_Exercise prompt_
Please copy all the lines that follow, word for word.

Stored records:
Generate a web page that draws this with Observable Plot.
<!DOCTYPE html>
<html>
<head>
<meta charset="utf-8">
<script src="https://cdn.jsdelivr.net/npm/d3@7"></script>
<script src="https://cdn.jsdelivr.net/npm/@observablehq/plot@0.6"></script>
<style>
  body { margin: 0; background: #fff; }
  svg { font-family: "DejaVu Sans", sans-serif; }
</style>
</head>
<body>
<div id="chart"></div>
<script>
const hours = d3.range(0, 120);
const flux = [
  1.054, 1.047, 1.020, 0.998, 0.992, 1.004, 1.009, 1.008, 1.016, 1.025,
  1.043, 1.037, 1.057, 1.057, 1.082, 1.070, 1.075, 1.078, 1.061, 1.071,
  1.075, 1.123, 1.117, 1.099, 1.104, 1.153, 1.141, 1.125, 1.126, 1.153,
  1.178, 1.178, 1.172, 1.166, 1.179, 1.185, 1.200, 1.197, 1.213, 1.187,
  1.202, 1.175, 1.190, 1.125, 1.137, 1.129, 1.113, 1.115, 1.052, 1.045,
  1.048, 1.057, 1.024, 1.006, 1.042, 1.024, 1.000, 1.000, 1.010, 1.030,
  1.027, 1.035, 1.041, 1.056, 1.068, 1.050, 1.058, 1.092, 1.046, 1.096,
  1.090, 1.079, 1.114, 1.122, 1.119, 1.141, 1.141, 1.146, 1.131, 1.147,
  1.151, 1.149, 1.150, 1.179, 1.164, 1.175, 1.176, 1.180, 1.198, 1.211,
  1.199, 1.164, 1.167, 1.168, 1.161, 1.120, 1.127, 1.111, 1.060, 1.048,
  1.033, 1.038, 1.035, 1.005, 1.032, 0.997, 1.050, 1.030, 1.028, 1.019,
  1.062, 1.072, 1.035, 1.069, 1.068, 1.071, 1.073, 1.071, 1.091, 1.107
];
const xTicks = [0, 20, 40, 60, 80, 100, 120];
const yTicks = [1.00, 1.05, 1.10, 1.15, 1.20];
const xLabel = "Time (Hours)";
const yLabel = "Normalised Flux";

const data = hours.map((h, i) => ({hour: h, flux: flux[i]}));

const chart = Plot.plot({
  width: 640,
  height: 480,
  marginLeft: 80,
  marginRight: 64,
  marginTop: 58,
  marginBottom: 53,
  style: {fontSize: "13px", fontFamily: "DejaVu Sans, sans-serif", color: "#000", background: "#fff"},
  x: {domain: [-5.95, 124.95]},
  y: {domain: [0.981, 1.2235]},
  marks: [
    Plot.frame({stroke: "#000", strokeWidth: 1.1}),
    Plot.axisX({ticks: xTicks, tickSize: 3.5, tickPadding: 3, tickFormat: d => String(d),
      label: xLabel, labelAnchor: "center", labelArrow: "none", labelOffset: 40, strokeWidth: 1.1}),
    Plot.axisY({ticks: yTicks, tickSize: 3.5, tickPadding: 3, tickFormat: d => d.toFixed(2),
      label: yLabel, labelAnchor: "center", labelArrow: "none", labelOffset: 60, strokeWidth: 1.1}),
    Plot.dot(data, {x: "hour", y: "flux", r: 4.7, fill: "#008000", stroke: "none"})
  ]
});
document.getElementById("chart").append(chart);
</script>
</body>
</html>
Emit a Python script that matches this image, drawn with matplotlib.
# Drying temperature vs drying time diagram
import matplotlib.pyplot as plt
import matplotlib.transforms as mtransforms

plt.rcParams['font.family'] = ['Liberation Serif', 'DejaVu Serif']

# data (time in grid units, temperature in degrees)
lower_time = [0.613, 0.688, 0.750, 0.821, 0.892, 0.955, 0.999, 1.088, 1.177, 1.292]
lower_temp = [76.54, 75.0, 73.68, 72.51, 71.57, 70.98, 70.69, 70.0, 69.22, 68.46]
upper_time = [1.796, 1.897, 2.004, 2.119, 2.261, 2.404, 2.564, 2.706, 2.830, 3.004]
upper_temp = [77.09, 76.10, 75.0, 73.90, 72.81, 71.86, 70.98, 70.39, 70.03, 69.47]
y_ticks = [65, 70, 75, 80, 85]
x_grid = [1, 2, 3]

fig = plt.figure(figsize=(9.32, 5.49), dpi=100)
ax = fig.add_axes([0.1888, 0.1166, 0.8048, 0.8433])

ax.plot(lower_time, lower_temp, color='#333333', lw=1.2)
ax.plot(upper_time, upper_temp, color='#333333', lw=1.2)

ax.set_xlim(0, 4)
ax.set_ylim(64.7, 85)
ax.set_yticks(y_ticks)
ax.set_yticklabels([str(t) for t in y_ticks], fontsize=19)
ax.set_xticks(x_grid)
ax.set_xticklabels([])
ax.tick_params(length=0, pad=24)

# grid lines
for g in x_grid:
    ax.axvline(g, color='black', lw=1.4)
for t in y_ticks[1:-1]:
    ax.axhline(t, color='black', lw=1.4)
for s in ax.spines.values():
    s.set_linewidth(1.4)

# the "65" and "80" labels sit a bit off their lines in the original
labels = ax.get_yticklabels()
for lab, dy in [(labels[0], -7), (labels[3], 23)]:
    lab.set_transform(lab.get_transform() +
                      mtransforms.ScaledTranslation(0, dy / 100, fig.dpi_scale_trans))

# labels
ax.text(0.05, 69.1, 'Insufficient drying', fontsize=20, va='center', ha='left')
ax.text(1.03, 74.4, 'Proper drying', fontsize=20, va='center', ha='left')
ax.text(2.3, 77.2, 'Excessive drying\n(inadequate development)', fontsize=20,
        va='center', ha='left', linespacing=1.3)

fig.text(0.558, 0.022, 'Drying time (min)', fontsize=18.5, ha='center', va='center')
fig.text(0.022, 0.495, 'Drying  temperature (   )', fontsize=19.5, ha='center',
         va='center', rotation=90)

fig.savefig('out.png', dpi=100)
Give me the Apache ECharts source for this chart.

_Solution below_
Generate a web page that draws this with Observable Plot.
<!DOCTYPE html>
<html>
<head>
<meta charset="utf-8">
<script src="https://cdn.jsdelivr.net/npm/d3@7"></script>
<script src="https://cdn.jsdelivr.net/npm/@observablehq/plot@0.6"></script>
<style>
  body { margin: 0; background: #fff; }
  svg { font-family: "DejaVu Sans", sans-serif; }
</style>
</head>
<body>
<div id="chart"></div>
<script>
const hours = d3.range(0, 120);
const flux = [
  1.054, 1.047, 1.020, 0.998, 0.992, 1.004, 1.009, 1.008, 1.016, 1.025,
  1.043, 1.037, 1.057, 1.057, 1.082, 1.070, 1.075, 1.078, 1.061, 1.071,
  1.075, 1.123, 1.117, 1.099, 1.104, 1.153, 1.141, 1.125, 1.126, 1.153,
  1.178, 1.178, 1.172, 1.166, 1.179, 1.185, 1.200, 1.197, 1.213, 1.187,
  1.202, 1.175, 1.190, 1.125, 1.137, 1.129, 1.113, 1.115, 1.052, 1.045,
  1.048, 1.057, 1.024, 1.006, 1.042, 1.024, 1.000, 1.000, 1.010, 1.030,
  1.027, 1.035, 1.041, 1.056, 1.068, 1.050, 1.058, 1.092, 1.046, 1.096,
  1.090, 1.079, 1.114, 1.122, 1.119, 1.141, 1.141, 1.146, 1.131, 1.147,
  1.151, 1.149, 1.150, 1.179, 1.164, 1.175, 1.176, 1.180, 1.198, 1.211,
  1.199, 1.164, 1.167, 1.168, 1.161, 1.120, 1.127, 1.111, 1.060, 1.048,
  1.033, 1.038, 1.035, 1.005, 1.032, 0.997, 1.050, 1.030, 1.028, 1.019,
  1.062, 1.072, 1.035, 1.069, 1.068, 1.071, 1.073, 1.071, 1.091, 1.107
];
const xTicks = [0, 20, 40, 60, 80, 100, 120];
const yTicks = [1.00, 1.05, 1.10, 1.15, 1.20];
const xLabel = "Time (Hours)";
const yLabel = "Normalised Flux";

const data = hours.map((h, i) => ({hour: h, flux: flux[i]}));

const chart = Plot.plot({
  width: 640,
  height: 480,
  marginLeft: 80,
  marginRight: 64,
  marginTop: 58,
  marginBottom: 53,
  style: {fontSize: "13px", fontFamily: "DejaVu Sans, sans-serif", color: "#000", background: "#fff"},
  x: {domain: [-5.95, 124.95]},
  y: {domain: [0.981, 1.2235]},
  marks: [
    Plot.frame({stroke: "#000", strokeWidth: 1.1}),
    Plot.axisX({ticks: xTicks, tickSize: 3.5, tickPadding: 3, tickFormat: d => String(d),
      label: xLabel, labelAnchor: "center", labelArrow: "none", labelOffset: 40, strokeWidth: 1.1}),
    Plot.axisY({ticks: yTicks, tickSize: 3.5, tickPadding: 3, tickFormat: d => d.toFixed(2),
      label: yLabel, labelAnchor: "center", labelArrow: "none", labelOffset: 60, strokeWidth: 1.1}),
    Plot.dot(data, {x: "hour", y: "flux", r: 4.7, fill: "#008000", stroke: "none"})
  ]
});
document.getElementById("chart").append(chart);
</script>
</body>
</html>
Emit a Python script that matches this image, drawn with matplotlib.
# Drying temperature vs drying time diagram
import matplotlib.pyplot as plt
import matplotlib.transforms as mtransforms

plt.rcParams['font.family'] = ['Liberation Serif', 'DejaVu Serif']

# data (time in grid units, temperature in degrees)
lower_time = [0.613, 0.688, 0.750, 0.821, 0.892, 0.955, 0.999, 1.088, 1.177, 1.292]
lower_temp = [76.54, 75.0, 73.68, 72.51, 71.57, 70.98, 70.69, 70.0, 69.22, 68.46]
upper_time = [1.796, 1.897, 2.004, 2.119, 2.261, 2.404, 2.564, 2.706, 2.830, 3.004]
upper_temp = [77.09, 76.10, 75.0, 73.90, 72.81, 71.86, 70.98, 70.39, 70.03, 69.47]
y_ticks = [65, 70, 75, 80, 85]
x_grid = [1, 2, 3]

fig = plt.figure(figsize=(9.32, 5.49), dpi=100)
ax = fig.add_axes([0.1888, 0.1166, 0.8048, 0.8433])

ax.plot(lower_time, lower_temp, color='#333333', lw=1.2)
ax.plot(upper_time, upper_temp, color='#333333', lw=1.2)

ax.set_xlim(0, 4)
ax.set_ylim(64.7, 85)
ax.set_yticks(y_ticks)
ax.set_yticklabels([str(t) for t in y_ticks], fontsize=19)
ax.set_xticks(x_grid)
ax.set_xticklabels([])
ax.tick_params(length=0, pad=24)

# grid lines
for g in x_grid:
    ax.axvline(g, color='black', lw=1.4)
for t in y_ticks[1:-1]:
    ax.axhline(t, color='black', lw=1.4)
for s in ax.spines.values():
    s.set_linewidth(1.4)

# the "65" and "80" labels sit a bit off their lines in the original
labels = ax.get_yticklabels()
for lab, dy in [(labels[0], -7), (labels[3], 23)]:
    lab.set_transform(lab.get_transform() +
                      mtransforms.ScaledTranslation(0, dy / 100, fig.dpi_scale_trans))

# labels
ax.text(0.05, 69.1, 'Insufficient drying', fontsize=20, va='center', ha='left')
ax.text(1.03, 74.4, 'Proper drying', fontsize=20, va='center', ha='left')
ax.text(2.3, 77.2, 'Excessive drying\n(inadequate development)', fontsize=20,
        va='center', ha='left', linespacing=1.3)

fig.text(0.558, 0.022, 'Drying time (min)', fontsize=18.5, ha='center', va='center')
fig.text(0.022, 0.495, 'Drying  temperature (   )', fontsize=19.5, ha='center',
         va='center', rotation=90)

fig.savefig('out.png', dpi=100)
Give me the Apache ECharts source for this chart.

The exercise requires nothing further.